Rôle du fer héminique provenant de la viande rouge et des viandes transformées dans la pathogenèse du cancer colorectal

Une revue bibliographique résume le mécanisme impliqué dans la relation entre la carcinogenèse colorectale et le fer héminique contenu dans la viande rouge et la viande transformée. Après avoir rappelé les études montrant une association entre la consommation de viande rouge (et produits dérivés) et l’augmentation du risque de cancer colorectal, ainsi que les conclusions du CIRC/OMS, les auteurs reprennent les études publiées (87 sur 114 identifiées) sur les mécanismes probables impliqués dans cette relation.

Fer héminique et cancérogenèse

Ils indiquent que le fer hémique des viandes rouges et de ses produits dérivés, ainsi que ses métabolites, lorsqu’ils sont consommés en excès, semblent influencer plusieurs étapes de la cancérogenèse : l’initiation, la différenciation et la progression, via un grand nombre de mécanismes possibles.

  • Le fer héminique induirait une cytotoxicité via un « facteur hème cytotoxique » et favorise l’apoptose des cellules épithéliales de surface et l’hyperplasie épithéliale compensatoire.
  • Il induirait également la peroxydation des lipides, conduisant à la formation de radicaux libres et à la génération d’adduits d’ADN dans les cellules épithéliales colorectales.
  • L’hème catalyse la formation des composés N-nitrosés, qui entraîne à son tour l’initiation de la carcinogenèse colorectale.
  • De nouvelles données suggèrent aussi que la dysbiose intestinale, récemment associée à un plus grand risque de cancer colorectal pourrait être favorisée par le fer héminique et conduire à une inflammation chronique et probablement au développement du cancer colorectal.
  • L’hème induirait de multiples altérations génétiques en régulant la voie de signalisation WNT et en provoquant des mutations dans les principaux gènes du cancer du côlon tels que l’APC, le TP53 et le KRAS.

Toutefois, plusieurs études suggèrent qu’une alimentation équilibrée contenant des légumes verts, de l’huile d’olive, des antioxydants et du calcium pourrait réduire les effets cancérigènes du fer héminique.

Des études biaisées

Quelques études soulignent également que les conclusions des études sur l’implication du fer héminique dans la cancérogénèse colorectale sont biaisée par le fait que ces études utilisent des régimes expérimentaux contenant de plus grandes quantités de viandes rouges et produits dérivés que ce qui est habituellement consommé dans l’alimentation humaine, et que ces régimes expérimentaux sont déficients en composés protecteurs, habituellement présents dans l’alimentation humaine.
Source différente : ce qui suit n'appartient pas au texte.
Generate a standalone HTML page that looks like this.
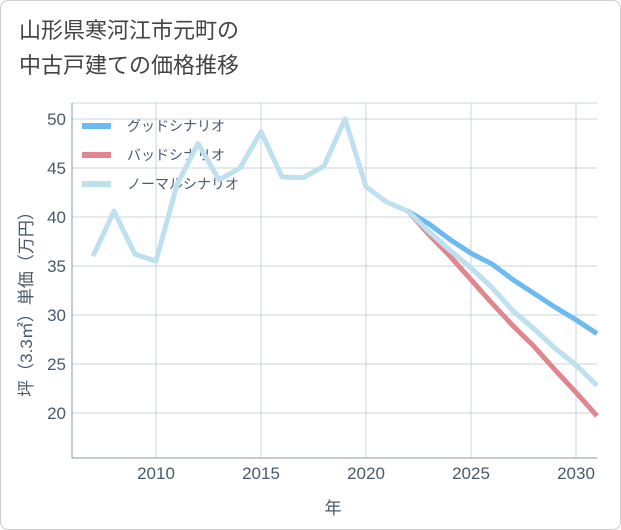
<!DOCTYPE html>
<html><head><meta charset="utf-8"><style>
body{margin:0;background:#fff;}
#wrap{position:relative;width:619px;height:528px;border:1px solid #ccc;border-radius:8px;background:#fff;overflow:hidden;font-family:"Liberation Sans","Noto Sans CJK JP",sans-serif;}
h1{position:absolute;left:18px;top:12px;margin:0;font-size:22px;font-weight:normal;color:#444;line-height:35px;}
</style></head><body>
<div id="wrap">
<h1>山形県寒河江市元町の<br>中古戸建ての価格推移</h1>
<svg id="c" width="621" height="530" style="position:absolute;left:-1px;top:-1px"></svg>
</div>
<script>
const years=[2007,2008,2009,2010,2011,2012,2013,2014,2015,2016,2017,2018,2019,2020,2021,2022,2023,2024,2025,2026,2027,2028,2029,2030,2031];
const normal=[36,40.6,36.2,35.5,43.3,47.5,43.8,45,48.7,44.1,44,45.2,50,43.1,41.5,40.6,38.5,36.6,34.8,32.8,30.4,28.6,26.6,24.9,22.8];
const goodYears=[2022,2023,2024,2025,2026,2027,2028,2029,2030,2031];
const good=[40.6,39.3,37.7,36.3,35.2,33.6,32.2,30.8,29.5,28.1];
const bad=[40.6,38.2,36.0,33.6,31.2,28.9,26.8,24.4,22.1,19.7];
const xTicks=[2010,2015,2020,2025,2030];
const yTicks=[20,25,30,35,40,45,50];
const NS='http://www.w3.org/2000/svg';
const svg=document.getElementById('c');
const X=y=>72+(y-2006)*21;
const Y=v=>119+(50-v)*9.8;
function mk(t,a){const e=document.createElementNS(NS,t);for(const k in a)e.setAttribute(k,a[k]);svg.appendChild(e);return e;}
let e;
for(const t of yTicks){
 e=mk('line',{x1:72,x2:597,y1:Y(t),y2:Y(t),stroke:'#c8d4de','stroke-width':1});
 
 e=mk('text',{x:66,y:Y(t)+6,'text-anchor':'end','font-size':17,fill:'#4a5a6a'});e.textContent=t;
 
}
for(const t of xTicks){
 e=mk('line',{x1:X(t),x2:X(t),y1:103,y2:458,stroke:'#c8d4de','stroke-width':1});
 
 e=mk('text',{x:X(t),y:479,'text-anchor':'middle','font-size':17,fill:'#4a5a6a'});e.textContent=t;
 
}
e=mk('line',{x1:72,x2:597,y1:103,y2:103,stroke:'#c8d4de'});
e=mk('line',{x1:72,x2:72,y1:103,y2:458,stroke:'#8a9aaa'});
e=mk('line',{x1:72,x2:597,y1:458,y2:458,stroke:'#8a9aaa'});
e=mk('text',{x:333,y:514,'text-anchor':'middle','font-size':17,fill:'#4a5a6a'});e.textContent='年';

e=mk('text',{x:0,y:0,'text-anchor':'middle','font-size':17,fill:'#4a5a6a',transform:'translate(32,300) rotate(-90)'});e.textContent='坪（3.3㎡）単価（万円）';

const leg=[['グッドシナリオ','#6cbbf0'],['バッドシナリオ','#e0868f'],['ノーマルシナリオ','#bfe0ee']];
leg.forEach((d,i)=>{
 const y=126+i*29;
 e=mk('line',{x1:82,x2:111,y1:y,y2:y,stroke:d[1],'stroke-width':6});
 
 e=mk('text',{x:127,y:y+5,'font-size':14,fill:'#4a5a6a'});e.textContent=d[0];
 
});
function line(xs,vs,col,name){
 const p=xs.map((x,i)=>X(x)+','+Y(vs[i])).join(' ');
 const l=mk('polyline',{points:p,fill:'none',stroke:col,'stroke-width':5,'stroke-linejoin':'round'});
 
}
line(years,normal,'#bfe0ee','normal-scenario-line');
line(goodYears,good,'#6cbbf0','good-scenario-line');
line(goodYears,bad,'#e0868f','bad-scenario-line');
line(goodYears,normal.slice(15),'#bfe0ee','normal-forecast-line');
</script>
</body></html>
Une autre controverse concerne le porc et le poulet, dont le contenu en fer héminique est quasi similaire (0.39mg/100g et 0.28 mg/100g, respectivement), alors que l’impact sur le risque de cancer colorectal est différent. Ceci pourrait suggérer que le fer héminique n’est pas le seul responsable dans l’association entre la consommation de viande et le risque de cancer colorectal. De plus, la protéine de surface cellulaire, et agent cancérigène, le Neu5Gc est présent en abondance dans le porc et le bœuf tandis qu’il est quasi-absent de la volaille.

D’autres composants en cause ?

En conclusion, le fer héminique pourrait agir via divers mécanismes d’action, mais il semble qu’il ne soit pas le seul composé impliqué dans l’association entre la consommation de viande rouge et le cancer colorectal. Des études sont encore nécessaires pour connaitre l’implication des autres molécules que le fer héminique, présentes dans la viande rouge et ses produits dérivés sur la cancérogenèse colorectale.

Référence : Gamage SMK, Dissabandara L, Lam AK, Gopalan V. The role of heme iron molecules derived from red and processed meat in the pathogenesis of colorectal carcinoma. Crit Rev Oncol Hematol. 2018 Jun;126:121-128. doi: 10.1016/j.critrevonc.2018.03.025.